Editor’s note: This is the third in our series of questions about ranked choice voting, which is part of the new voting methodology brought to Alaska by Ballot Measure 2 via Alaskans for Better Elections. Voters continue to ask questions about how to understand the general election ballot, which they will face for the first time on the reverse side of the Aug. 16 primary ballot. The special general election question will determine who fills out the remainder of Congressman Don Young’s term in office. At the end, you can find previous editions of this series and get more of your questions answered by adding questions in the comment section.
Our answers are given by election expert Bernadette Wilson, of Americans for Prosperity Alaska.
Question: What if I vote for the same person for my first, second, third choice on the ranked choice special general election ballot? Will my ballot be spoiled?
Bernadette Wilson: Voting for the same person as your first, second, third, and potentially fourth choice is essentially the same as only voting for one candidate, one time. It does not help your candidate any more than if you voted for them once. It also doesn’t hurt your candidate’s chance.
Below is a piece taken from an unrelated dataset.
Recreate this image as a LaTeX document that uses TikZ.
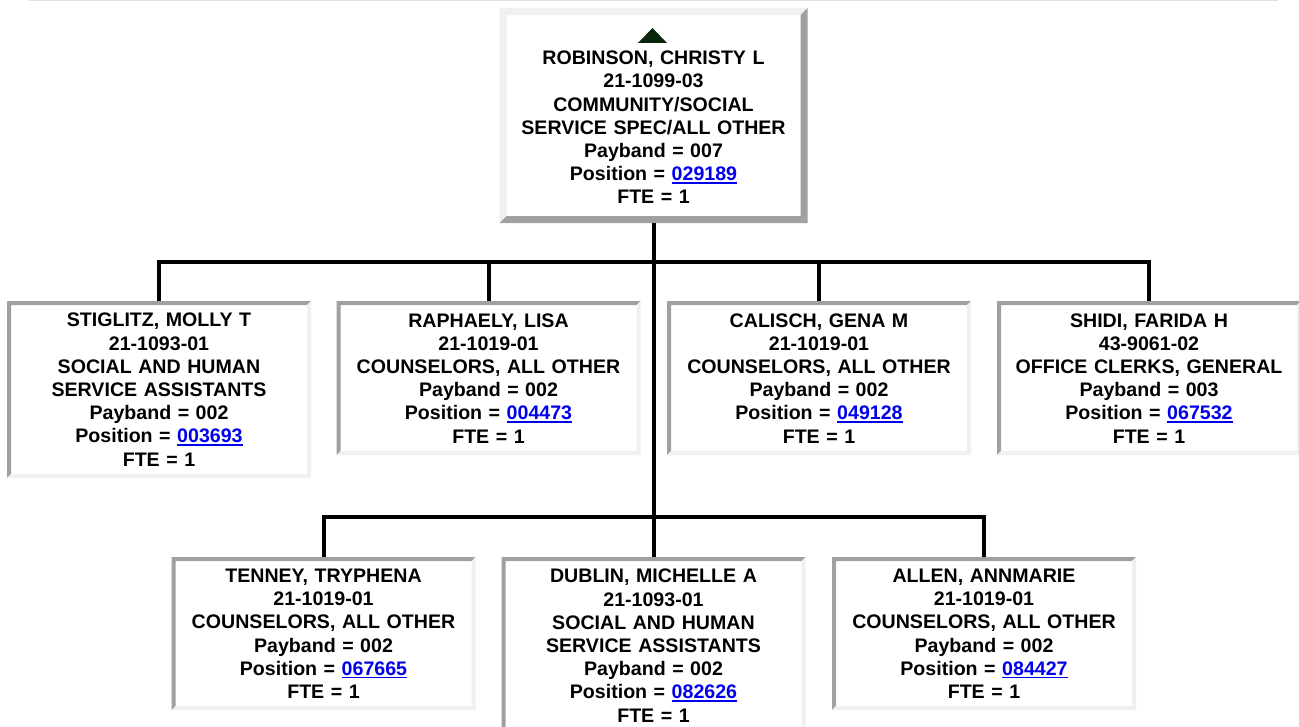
\documentclass[tikz,border=0pt]{standalone}
\usepackage{fontspec}
\setmainfont{Liberation Sans}
\definecolor{bdark}{HTML}{A0A0A0}
\definecolor{blight}{HTML}{F0F0F0}
\definecolor{linkblue}{HTML}{0000EE}
\definecolor{trigreen}{HTML}{0A260A}
\definecolor{topline}{HTML}{E0E0E0}
\newcommand\bevelframe[3]{%
  \fill[#2] (path picture bounding box.south west) -- (path picture bounding box.north west) -- (path picture bounding box.north east)
    -- ([shift={(-#1,-#1)}]path picture bounding box.north east) -- ([shift={(#1,-#1)}]path picture bounding box.north west)
    -- ([shift={(#1,#1)}]path picture bounding box.south west) -- cycle;
  \fill[#3] (path picture bounding box.south west) -- (path picture bounding box.south east) -- (path picture bounding box.north east)
    -- ([shift={(-#1,-#1)}]path picture bounding box.north east) -- ([shift={(-#1,#1)}]path picture bounding box.south east)
    -- ([shift={(#1,#1)}]path picture bounding box.south west) -- cycle;}
\newcommand\poslink[1]{\textcolor{linkblue}{\setbox0\hbox{#1}\rlap{\rule[-3pt]{\wd0}{1.7pt}}\box0}}
\tikzset{
  orgtext/.style={align=center, inner sep=0pt, text width=296pt, font=\bfseries\fontsize{19.6}{23.2}\selectfont},
  orgbox/.style={orgtext, rectangle, fill=white, minimum width=304pt, anchor=north},
  lowbox/.style={orgbox, path picture={\bevelframe{4pt}{bdark}{blight}}},
  topbox/.style={orgbox, minimum width=308pt, minimum height=215pt, path picture={\bevelframe{7pt}{blight}{bdark}}},
  conn/.style={draw=black, line width=4pt},
}
\begin{document}
\begin{tikzpicture}[x=1pt,y=-1pt]
\clip (0,0) rectangle (1299,727);
\fill[white] (0,0) rectangle (1299,727);
\draw[topline, line width=1.2pt] (29,0.8) -- (1278,0.8);

% top box
\node[topbox] (rob) at (653.5,8) {};
\node[orgtext] (robt) at (653.5,127.5) {ROBINSON, CHRISTY L\\21-1099-03\\COMMUNITY/SOCIAL\\SERVICE SPEC/ALL OTHER\\Payband = 007\\Position = \poslink{029189}\\FTE = 1};
\fill[trigreen] ([shift={(-15.5pt,-35pt)}]rob.north) -- ([shift={(13.5pt,-35pt)}]rob.north) -- ([shift={(-1pt,-20pt)}]rob.north) -- cycle;

% row 1
\node[lowbox, minimum height=177pt] (stig) at (159,301) {STIGLITZ, MOLLY T\\21-1093-01\\SOCIAL AND HUMAN\\SERVICE ASSISTANTS\\Payband = 002\\Position = \poslink{003693}\\FTE = 1};
\node[lowbox, minimum height=154pt] (rap) at (488.5,301) {RAPHAELY, LISA\\21-1019-01\\COUNSELORS, ALL OTHER\\Payband = 002\\Position = \poslink{004473}\\FTE = 1};
\node[lowbox, minimum height=154pt] (cal) at (819,301) {CALISCH, GENA M\\21-1019-01\\COUNSELORS, ALL OTHER\\Payband = 002\\Position = \poslink{049128}\\FTE = 1};
\node[lowbox, minimum height=154pt] (shi) at (1149,301) {SHIDI, FARIDA H\\43-9061-02\\OFFICE CLERKS, GENERAL\\Payband = 003\\Position = \poslink{067532}\\FTE = 1};

% row 2
\node[lowbox, minimum height=153pt] (ten) at (323.5,557) {TENNEY, TRYPHENA\\21-1019-01\\COUNSELORS, ALL OTHER\\Payband = 002\\Position = \poslink{067665}\\FTE = 1};
\node[lowbox, minimum height=177pt] (dub) at (653.5,557) {DUBLIN, MICHELLE A\\21-1093-01\\SOCIAL AND HUMAN\\SERVICE ASSISTANTS\\Payband = 002\\Position = \poslink{082626}\\FTE = 1};
\node[lowbox, minimum height=153pt] (all) at (984,557) {ALLEN, ANNMARIE\\21-1019-01\\COUNSELORS, ALL OTHER\\Payband = 002\\Position = \poslink{084427}\\FTE = 1};

% connectors
\coordinate (j1) at (653.5,262.5);
\coordinate (j2) at (653.5,517);
\draw[conn] (rob.south) -- (dub.north);
\draw[conn] (j1) -| (stig.north);
\draw[conn] (j1) -| (rap.north);
\draw[conn] (j1) -| (cal.north);
\draw[conn] (j1) -| (shi.north);
\draw[conn] (j2) -| (ten.north);
\draw[conn] (j2) -| (all.north);
\end{tikzpicture}
\end{document}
During the ballot counting process, what would force the counting of your second choice, would be the fact that your first choice had the least amount of votes and had already been cut from the ballot counting process.
Therefore, if we go to your second choice and it’s the same as your first choice, who has already been cut, then there is no place for your second choice to go, so the ballot would then be eliminated, because that candidate is no longer recognized as a viable candidate due to lack of votes.
The same methodology holds true for both your third and fourth choice. The only reason your third choice would be considered or counted would be because your first choice candidate has already been eliminated due to lack of votes. If counting gets to your third or fourth choice, and it’s the same as your first choice, who has already been eliminated, then again there’s no place for the vote to go and the ballot would not be valid.
If someone’s concern is that they do not feel comfortable leaving any of their ballot blank, then they could vote for the same person as all of their choices simply to give them peace of mind that no one else was filling in ovals before the vote is tabulated.